I put up a shout out on Tinder. I changed my gender settings to a male so I could be seen by all the girls looking for guys and put up a pink picture saying 'I'm female, I'm straight, I just want to go out. Remember when going out used to be fun.'
"There's so much doubt on dating apps in general that I thought it was never going to work. So I just swiped right on everyone; it was such a different experience than on swiping men... But I matched with a 100 people by the next day.

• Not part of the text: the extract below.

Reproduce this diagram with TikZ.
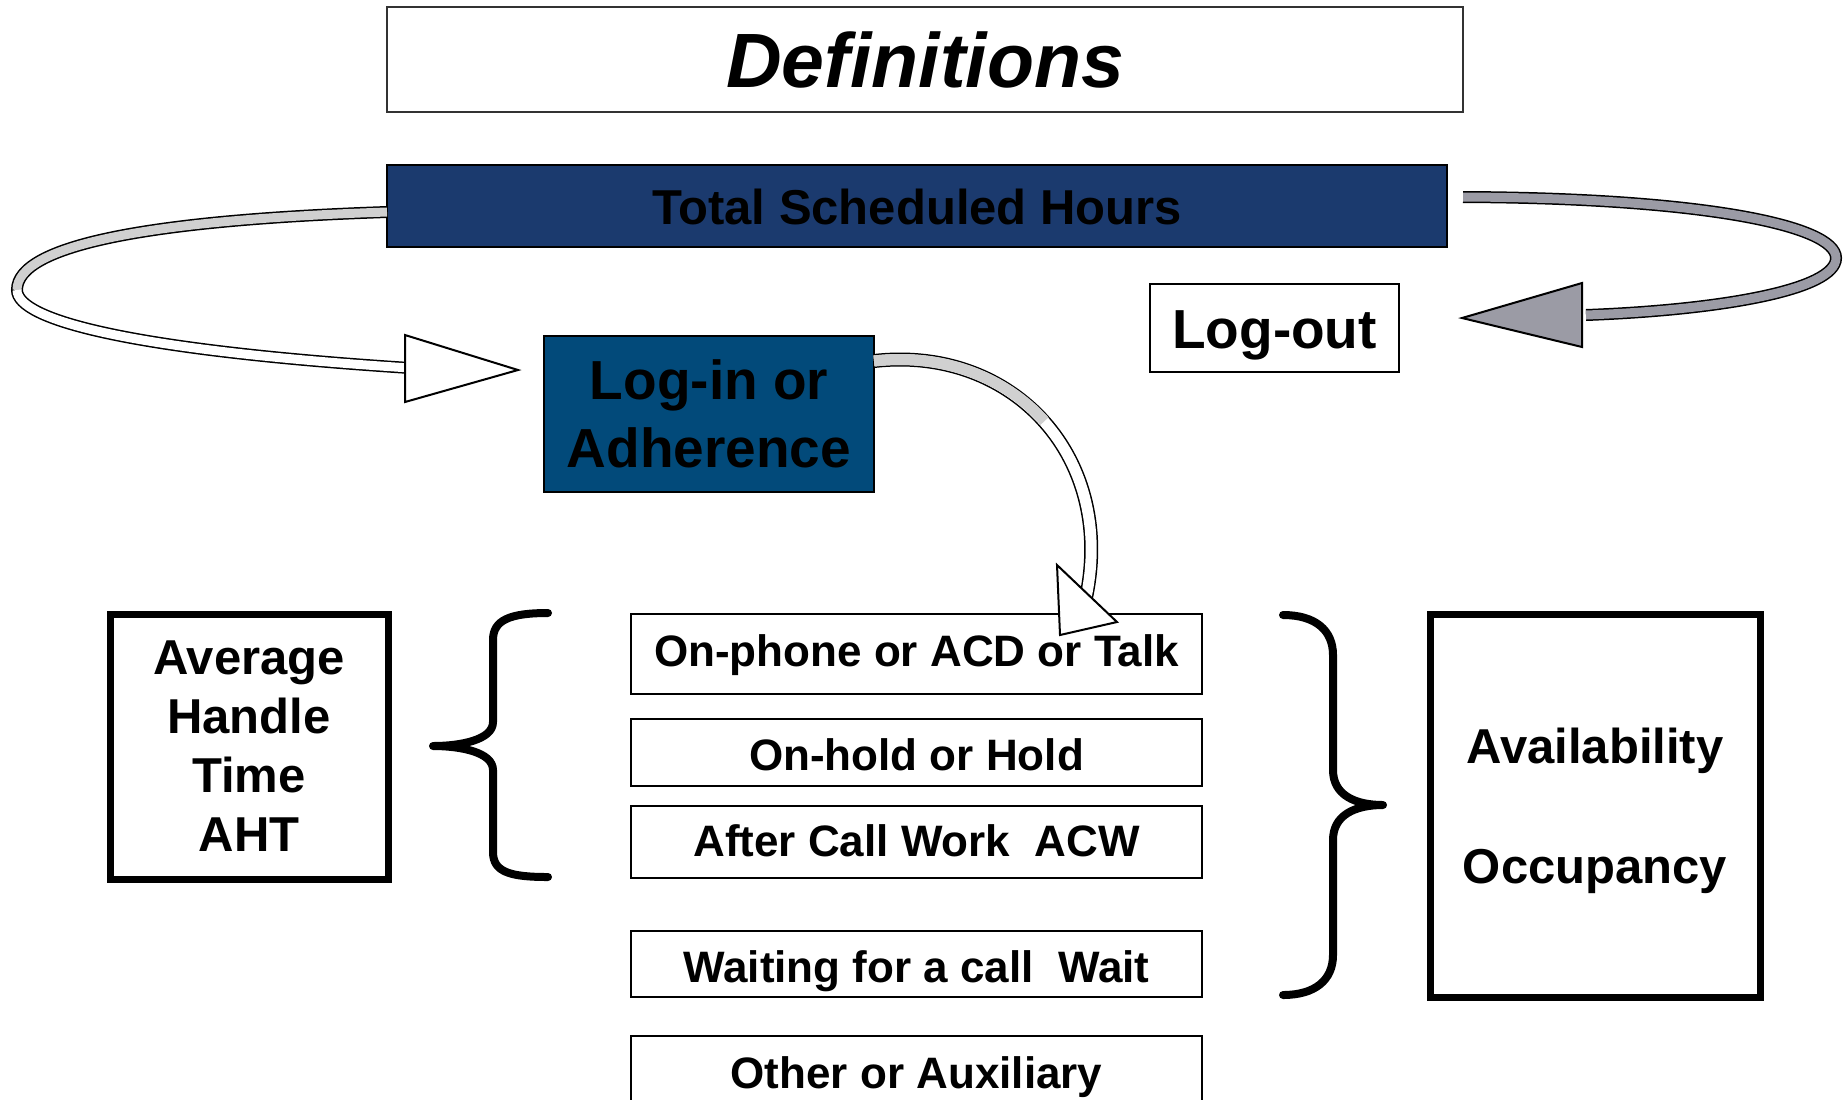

"The first test run with a girl I matched with and a college friend was a complete success and I set up a Facebook group the next day. Almost everyone on Tinder had joined and, when I left my computer for a few hours, they had organised an event between themselves already
"I took it off Tinder when there were about 200 members in the Facebook group. What's crazy is that the second marriage has just happened from the original group of [Girl Crew] girls who met people on nights out."
How it's grown
"Someone actually offered us funding before we even had a business plan because they liked the team and the idea and though that it did have legs; so they just offered it to us. So we scrambled together and hid away for a weekend to come up with a viable business plan.
"From there, we started to speak to whichever business contacts we had asking 'how do we go about this', 'do you have any advice', 'who did we go to' - and just getting warm introductions.
"The funding is covering the wages at the moment. We're bringing in revenue but it isn't enough to pay wages at this point. The app is a big part of that. While we've found ways to monetise on Facebook, there's more sustainable for monetising once you're on your own platform.
"We launched Premium in Dublin, intended for the app but because the app was delayed we decided to try it out on Facebook. Most of the events are member organised but premiums organise one event a week with more structure and a point of contact etc. That's going really well and we'll be launching Free and Premium options when the app rolls out."